Tuesday, September 7, 2010

text response

“’We are no longer writing the rules of interaction among separate national economies. We are writing the constitution of a single global economy.’” (p. 98) As Patel references Renato Ruggiero I cannot help but be moved by the statement. Our world is ever changing, growing, and becoming vastly diverse yet power and money seem to be taking over. The global food system is in bad order primarily because of the corruption within our governing systems. Rhodes’ idea was that to keep a community or society intact, outsourcing was the only way. His idea of getting food from other countries better the situation at hand this was because a civil war would inevitably be worse. Soon the outsourcing caught on and goods from other places were the norm. I can see how his points made sense. If the only way to keep from war was to find food elsewhere, what’s the problem? Unfortunately, the problem is greed and money. Money takes a very innocent idea and makes it into a problem. Tea, wheat, corn and many other things turn into a product that does not bring in a profit for the farmer and labor workers, rather turning into a burden. The upsetting part of the situation is only the big corporations get value from these cash crops. The land, workers and culture is greatly impacted and affected in negative ways. They end up having no other option but to allow the big corporations to do what they want.
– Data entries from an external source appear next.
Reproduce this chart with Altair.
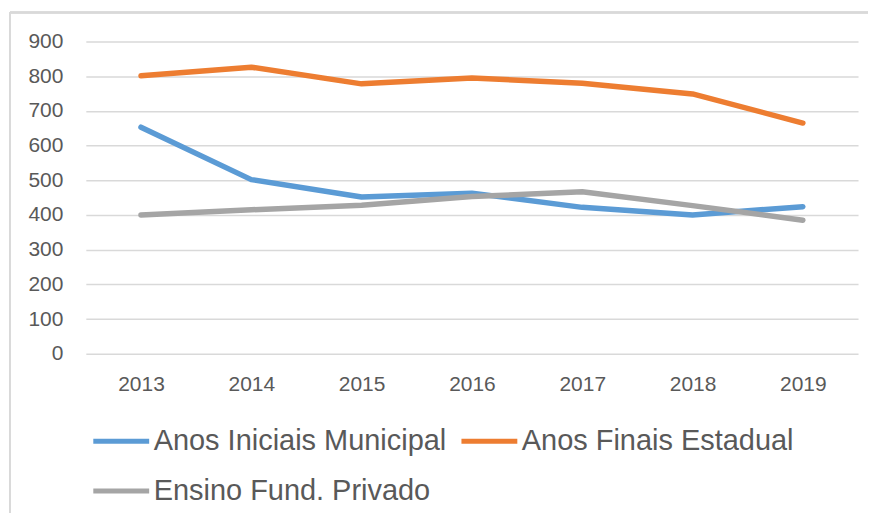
import altair as alt
import pandas as pd

years = ["2013", "2014", "2015", "2016", "2017", "2018", "2019"]
series_names = ["Anos Iniciais Municipal", "Anos Finais Estadual", "Ensino Fund. Privado"]
anos_iniciais_municipal = [653, 502, 452, 463, 422, 400, 424]
anos_finais_estadual = [801, 826, 778, 795, 780, 749, 665]
ensino_fund_privado = [400, 415, 428, 453, 467, 427, 385]
colors = ["#5B9BD5", "#ED7D31", "#A5A5A5"]
y_ticks = [0, 100, 200, 300, 400, 500, 600, 700, 800, 900]

rows = []
for name, vals in zip(series_names, [anos_iniciais_municipal, anos_finais_estadual, ensino_fund_privado]):
    for yr, v in zip(years, vals):
        rows.append({"Ano": yr, "Série": name, "Valor": v})
df = pd.DataFrame(rows)

lines = alt.Chart(df).mark_line(strokeWidth=5.5, strokeCap="round", strokeJoin="round").encode(
    x=alt.X("Ano:O", sort=years,
            scale=alt.Scale(type="point", padding=0.5),
            axis=alt.Axis(title=None, labelAngle=0, ticks=False, domain=False, grid=False,
                          labelPadding=20, labelFontSize=21, labelColor="#595959",
                          labelFont="Liberation Sans")),
    y=alt.Y("Valor:Q",
            scale=alt.Scale(domain=[0, 900], nice=False),
            axis=alt.Axis(title=None, values=y_ticks, ticks=False, domain=False,
                          grid=True, gridColor="#D9D9D9", gridWidth=1.5,
                          labelPadding=23, labelFontSize=21, labelColor="#595959",
                          labelFont="Liberation Sans")),
    color=alt.Color("Série:N",
                    scale=alt.Scale(domain=series_names, range=colors),
                    legend=alt.Legend(title=None, orient="none", legendX=5, legendY=370,
                                      direction="horizontal",
                                      columns=2, symbolType="stroke", symbolSize=3136,
                                      symbolStrokeWidth=5, labelFontSize=29,
                                      labelFont="Liberation Sans", labelColor="#595959",
                                      labelOffset=2, columnPadding=4, rowPadding=4,
                                      labelLimit=400)),
    order=alt.Order("Série:N"),
)

border_left = alt.Chart(df).mark_rule(color="#D9D9D9", strokeWidth=1.5).encode(
    x=alt.value(-76), y=alt.value(-29), y2=alt.value(490))
border_top = alt.Chart(df).mark_rule(color="#D9D9D9", strokeWidth=1.5).encode(
    x=alt.value(-76), x2=alt.value(800), y=alt.value(-29))

chart = alt.layer(border_left, border_top, lines).properties(
    width=774, height=313,
    autosize=alt.AutoSizeParams(type="none"),
    padding={"left": 78, "top": 33, "right": 10, "bottom": 159},
).configure_view(stroke=None)

chart.save("out.html", embed_options={"renderer": "svg", "actions": False})
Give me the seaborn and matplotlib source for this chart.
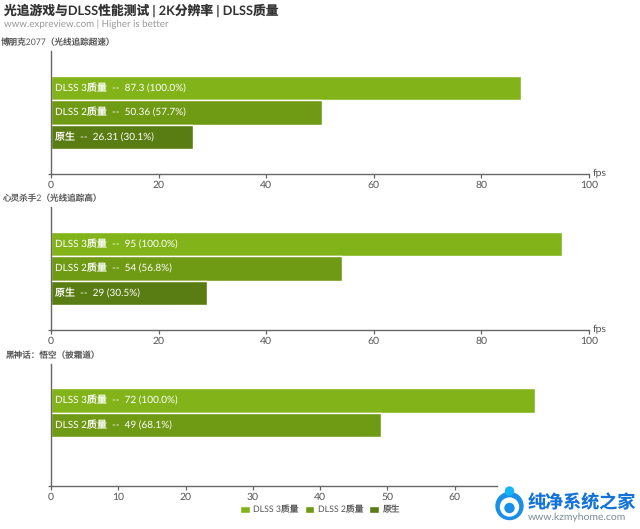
import matplotlib
matplotlib.use("Agg")
import matplotlib.pyplot as plt
import matplotlib.patheffects as pe
from matplotlib.patches import Patch, Circle
import pandas as pd
import seaborn as sns

categories = ["DLSS 3质量", "DLSS 2质量", "原生"]
colors = ["#82b41a", "#6f9a14", "#5a7d13"]

games = ["博朋克2077（光线追踪超速）", "心灵杀手2（光线追踪高）", "黑神话：悟空（披霜道）"]
fps_cyberpunk = [87.3, 50.36, 26.31]
fps_alanwake = [95, 54, 29]
fps_wukong = [72, 49, None]
pct_cyberpunk = [100.0, 57.7, 30.1]
pct_alanwake = [100.0, 56.8, 30.5]
pct_wukong = [100.0, 68.1, None]
ticks_100 = [0, 20, 40, 60, 80, 100]
ticks_wukong = [0, 10, 20, 30, 40, 50, 60]

sns.set_theme(style="white")
plt.rcParams["font.family"] = ["Lato", "Noto Sans CJK SC", "DejaVu Sans"]
plt.rcParams["text.hinting"] = "none"

W, H = 640, 529
fig = plt.figure(figsize=(6.4, 5.29), dpi=100)


def fx(px):
    return px / W


def fy(px):
    return 1 - px / H


def panel(top, bottom, title, title_x, values, pcts, ticks, xmax):
    ax = fig.add_axes([fx(51), fy(bottom), fx(589) - fx(51), (bottom - top) / H])
    df = pd.DataFrame({"cat": categories, "fps": values})
    sns.barplot(data=df, y="cat", x="fps", hue="cat", order=categories, hue_order=categories,
                palette=colors, width=0.995, dodge=False, legend=False, saturation=1, ax=ax)
    for bar in ax.patches:
        bar.set_path_effects([pe.SimplePatchShadow(offset=(0.6, -0.8), shadow_rgbFace="#888888", alpha=0.3),
                              pe.Normal()])
    for i, (cat, val, pct) in enumerate(zip(categories, values, pcts)):
        if val is None:
            continue
        ax.annotate(f"{cat}  --  {val} ({pct:.1f}%)", xy=(0, i), xytext=(3, 0),
                    textcoords="offset points", color="white", fontsize=7.2, va="center", ha="left")
    ax.set_xlim(0, xmax)
    ax.set_ylim(3.5, -1.5)
    ax.set_xlabel("")
    ax.set_ylabel("")
    ax.set_xticks(ticks)
    ax.set_yticks([3.5])
    ax.set_yticklabels([""])
    ax.tick_params(axis="x", length=3, width=0.9, color="#666666", labelcolor="#555555", labelsize=7.5, pad=1.5, bottom=True)
    ax.tick_params(axis="y", length=2, width=0.9, color="#666666", left=True)
    for side in ["top", "right"]:
        ax.spines[side].set_visible(False)
    for side in ["left", "bottom"]:
        ax.spines[side].set_color("#666666")
        ax.spines[side].set_linewidth(1.0)
    fig.text(fx(title_x), fy(top - 9), title, fontsize=6.2, color="#555555", va="center", ha="left")
    return ax


ax1 = panel(51, 174, games[0], 1, fps_cyberpunk, pct_cyberpunk, ticks_100, 100)
ax2 = panel(207, 330, games[1], 3, fps_alanwake, pct_alanwake, ticks_100, 100)
ax3 = panel(364, 486, games[2], 6, fps_wukong, pct_wukong, ticks_wukong, 80)
ax3.spines["bottom"].set_bounds(0, 66.3)

fig.text(fx(593), fy(172), "fps", fontsize=7.5, color="#555555", va="center", ha="left")
fig.text(fx(593), fy(328), "fps", fontsize=7.5, color="#555555", va="center", ha="left")

fig.text(fx(4), fy(10), "光追游戏与DLSS性能测试 | 2K分辨率 | DLSS质量", fontsize=9.2, fontweight="bold",
         color="#333333", va="center", ha="left")
fig.text(fx(4), fy(24), "www.expreview.com | Higher is better", fontsize=7, color="#999999", va="center", ha="left")

handles = [Patch(facecolor=c, label=l) for c, l in zip(colors, categories)]
fig.legend(handles=handles, loc="center", bbox_to_anchor=(fx(320), fy(510)), ncol=3, frameon=False,
           fontsize=6.3, labelcolor="#555555", handlelength=1.1, handleheight=0.9, handletextpad=0.4,
           columnspacing=0.7, borderpad=0)

# watermark in the corner
logo = fig.add_axes([fx(490), fy(529), fx(540) - fx(490), (529 - 483) / H])
logo.set_xlim(490, 540)
logo.set_ylim(529, 483)
logo.set_aspect("equal")
logo.axis("off")
logo.add_patch(Circle((509.5, 506), 13.5, color="#1a8fe8"))
logo.add_patch(Circle((509.5, 507), 9, color="white"))
logo.add_patch(Circle((509.5, 508), 4.5, color="#1a8fe8"))
logo.add_patch(Circle((509.5, 491), 4, color="#14b4f5"))
fig.text(fx(528), fy(503), "纯净系统之家", fontsize=13, fontweight="bold", color="#1473d6", va="center", ha="left")
fig.text(fx(528), fy(517), "www.kzmyhome.com", fontsize=7.5, color="#7a8a99", va="center", ha="left")

fig.savefig("out.png", dpi=100)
Before global trade, farmers of the community would produce and earn a profit that was sustainable. This is no longer very evident.
Corn has been slowly taking over our nation and what we ingest. “The justification here? That the continued support of corn farmers, and the use of their output, lies in the national interest.” (p. 115) High-fructose corn syrup has turn into a major national interest making it a necessity for the majority of production companies. I think this touches on whose interests are really prevalent. The consumer doesn’t really benefit from all of the production and product contamination. It is just a way to gain money off of a cheap crop. I think it is very upsetting almost every food has high-fructose corn syrup in it, even when all of the research done proving its badness, but it does go back to the “national interest.” The national and global interests need to rethink what sustainability is and produce change or our nation will continue to plummet down hill.